At dog shows and other community areas shared by many dogs, keep some pre-moistened sanitizing paper towels on hand. Any that claim to kill the flu or COVID virus will kill herpesviruses. Disinfect your hands before touching other dogs. Don’t allow your dog to be handled by onlookers or mingle with other dogs. Its not that humans spread dog herpes virus or that human herpes virus infect dogs. Its because people who are inclined to pat your dog are inclined to pat multiple dogs. Good disinfectants for herpes, listed in order of effectiveness are 70% isopropyl alcohol (can be mixed 50-50 with water), 0.5% Lysol™, Listerine™ mixed 50-50 with water and household bleach (diluted 7 tablespoons-full (104 ml) in 1 quart (946 ml) of water (=~2000 ppm). (read here)
Keep your dog on a short leash when visiting high dog-traffic areas. Keep the pet’s head up and restrain it from sniffing other dogs. In calm air, virus in coughs and sneezes travel about 6 feet.
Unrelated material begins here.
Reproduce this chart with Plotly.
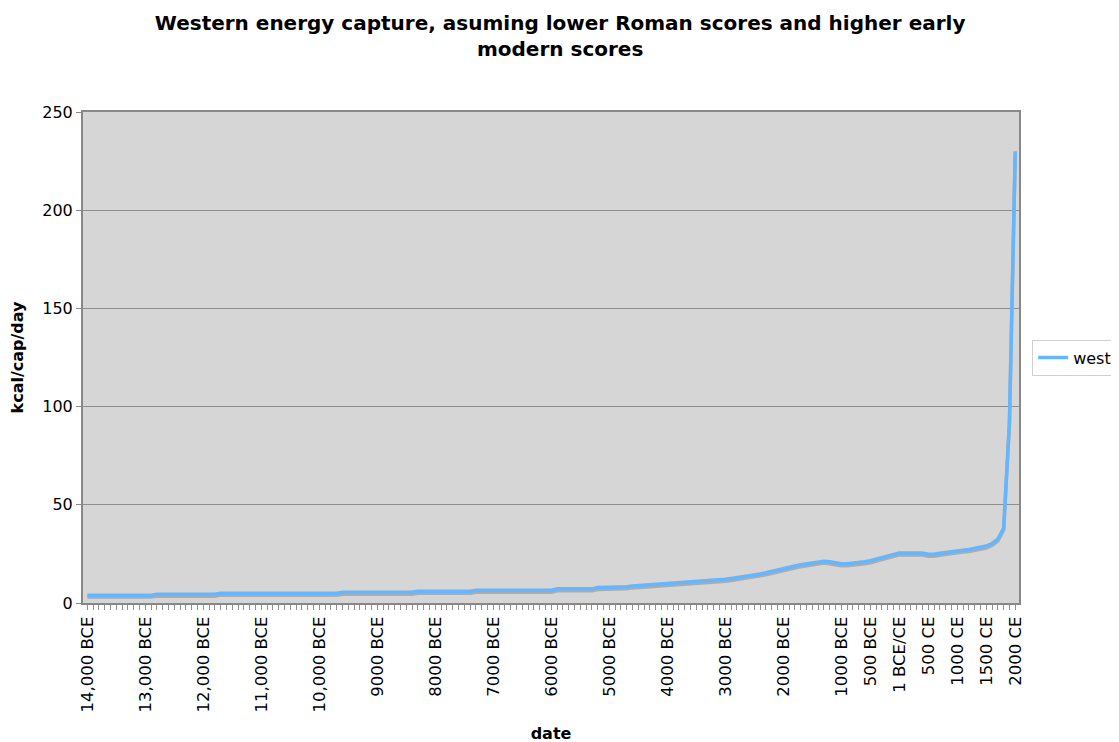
import plotly.graph_objects as go

# one category every 100 years, 14,000 BCE (-14000) to 2000 CE
years = list(range(-14000, 2001, 100))

# kcal/cap/day (thousands), 10 values per millennium
west = [
    4.0, 4.0, 4.0, 4.0, 4.0, 4.0, 4.0, 4.0, 4.0, 4.0,        # 14,000 BCE
    4.0, 4.0, 4.5, 4.5, 4.5, 4.5, 4.5, 4.5, 4.5, 4.5,        # 13,000 BCE
    4.5, 4.5, 4.5, 5.0, 5.0, 5.0, 5.0, 5.0, 5.0, 5.0,        # 12,000 BCE
    5.0, 5.0, 5.0, 5.0, 5.0, 5.0, 5.0, 5.0, 5.0, 5.0,        # 11,000 BCE
    5.0, 5.0, 5.0, 5.0, 5.5, 5.5, 5.5, 5.5, 5.5, 5.5,        # 10,000 BCE
    5.5, 5.5, 5.5, 5.5, 5.5, 5.5, 5.5, 6.0, 6.0, 6.0,        # 9000 BCE
    6.0, 6.0, 6.0, 6.0, 6.0, 6.0, 6.0, 6.5, 6.5, 6.5,        # 8000 BCE
    6.5, 6.5, 6.5, 6.5, 6.5, 6.5, 6.5, 6.5, 6.5, 6.5,        # 7000 BCE
    6.5, 7.2, 7.2, 7.2, 7.2, 7.2, 7.2, 7.2, 7.9, 7.9,        # 6000 BCE
    7.9, 7.9, 7.9, 8.3, 8.7, 8.9, 9.0, 9.2, 9.4, 9.7,        # 5000 BCE
    10.0, 10.2, 10.4, 10.6, 10.8, 11.0, 11.2, 11.4, 11.6, 11.8,  # 4000 BCE
    12.1, 12.5, 12.9, 13.3, 13.7, 14.2, 14.8, 15.4, 16.0, 16.6,  # 3000 BCE
    17.2, 18.0, 18.8, 19.5, 20.0, 20.5, 21.0, 21.3, 21.0, 20.4,  # 2000 BCE
    20.0, 20.0, 20.2, 20.6, 21.0, 21.5, 22.3, 23.1, 24.0, 24.8,  # 1000 BCE
    25.5, 25.5, 25.5, 25.5, 25.4, 24.8, 24.8, 25.3, 25.8, 26.3,  # 1 BCE/CE
    26.7, 26.9, 27.2, 27.7, 28.3, 29.0, 30.3, 32.5, 38.0, 92.0,  # 1000 CE
    230.0,                                                       # 2000 CE
]

# only these categories carry a label
label_years = [-14000, -13000, -12000, -11000, -10000, -9000, -8000, -7000,
               -6000, -5000, -4000, -3000, -2000, -1000, -500, 0, 500,
               1000, 1500, 2000]
label_text = ["14,000 BCE", "13,000 BCE", "12,000 BCE", "11,000 BCE",
              "10,000 BCE", "9000 BCE", "8000 BCE", "7000 BCE", "6000 BCE",
              "5000 BCE", "4000 BCE", "3000 BCE", "2000 BCE", "1000 BCE",
              "500 BCE", "1 BCE/CE", "500 CE", "1000 CE", "1500 CE", "2000 CE"]

labels = dict(zip(label_years, label_text))
tick_text = [labels.get(y, "") for y in years]

font = "DejaVu Sans, Verdana, sans-serif"

fig = go.Figure()

# drop shadow on the base y axis, whose range is nudged so it lands a bit lower
fig.add_trace(go.Scatter(
    x=years, y=west, mode="lines",
    line=dict(color="#acacac", width=3.5), showlegend=False, hoverinfo="skip",
))
# the line itself on the visible value axis (overlay, drawn above the shadow)
fig.add_trace(go.Scatter(
    x=years, y=west, mode="lines", name="west", yaxis="y2",
    line=dict(color="#63b6ff", width=3.5),
))

fig.update_layout(
    width=1120, height=735,
    paper_bgcolor="white",
    plot_bgcolor="#d6d6d6",
    margin=dict(l=75, r=108, t=104, b=140),
    font=dict(family=font, size=16, color="black"),
    title=dict(
        text="Western energy capture, asuming lower Roman scores and higher early<br>modern scores",
        x=0.493, xref="container", xanchor="center",
        y=0.970, yref="container", yanchor="middle",
        font=dict(family=font, size=20, color="black", weight="bold"),
    ),
    legend=dict(
        x=1.013, xanchor="left", y=0.5, yanchor="middle",
        bgcolor="white", bordercolor="#d0d0d0", borderwidth=1,
        itemwidth=30, font=dict(size=16),
    ),
    xaxis=dict(
        range=[-14075, 2065], automargin=False,
        tickmode="array", tickvals=years, ticktext=tick_text,
        tickangle=-90, ticks="outside", ticklen=5, tickcolor="#909090",
        tickfont=dict(size=16.5),
        showgrid=False, zeroline=False,
        showline=True, linecolor="#888888", linewidth=2, mirror=True,
        title=dict(text="date", font=dict(size=16, weight="bold"), standoff=21),
    ),
    yaxis=dict(
        range=[1, 251], automargin=False,
        showgrid=False, zeroline=False, showline=False,
        showticklabels=False, ticks="",
    ),
    yaxis2=dict(
        range=[0, 250], dtick=50, overlaying="y", side="left", automargin=False,
        ticks="outside", ticklen=5, tickcolor="#888888",
        showgrid=True, gridcolor="#8e8e8e", gridwidth=1, zeroline=False,
        showline=True, linecolor="#888888", linewidth=2, mirror=True,
        title=dict(text="kcal/cap/day", font=dict(size=16, weight="bold"), standoff=18),
    ),
)

fig.write_html("out.html")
In grooming establishments, cages and kennels should have solid partitions and be thoroughly disinfected between animals.
Isolating your pregnant dog during the critical susceptibility period (3 weeks before to 3 weeks after its due date) is advisable – particularly if it is her first pregnancy.
If I Experienced a Herpes Star-Crossed Litter Should I Breed My Dog Again?
Yes, if you are motivated to do so.
If there was good reason to breed your dog before you learned that she harbored the CHV1 virus, there is no reason not to breed her again. Baring some unanticipated breakthrough, we are not going to eliminate canine herpes virus from the dog population any more than we can currently eliminate human herpes viruses. Wait about a year, build up your dog’s health and breed her again to a different proven healthy stud. The only ethical thing to do is to inform the stud’s owners of the situation even though most adult dogs have already been exposed. In Italy, only about a third of kennels did not have virus-exposed dogs. There is no data on the percentage that carry the virus in the United States. (read here) If your second attempt still produces a problem litter, permanently retire the breeder.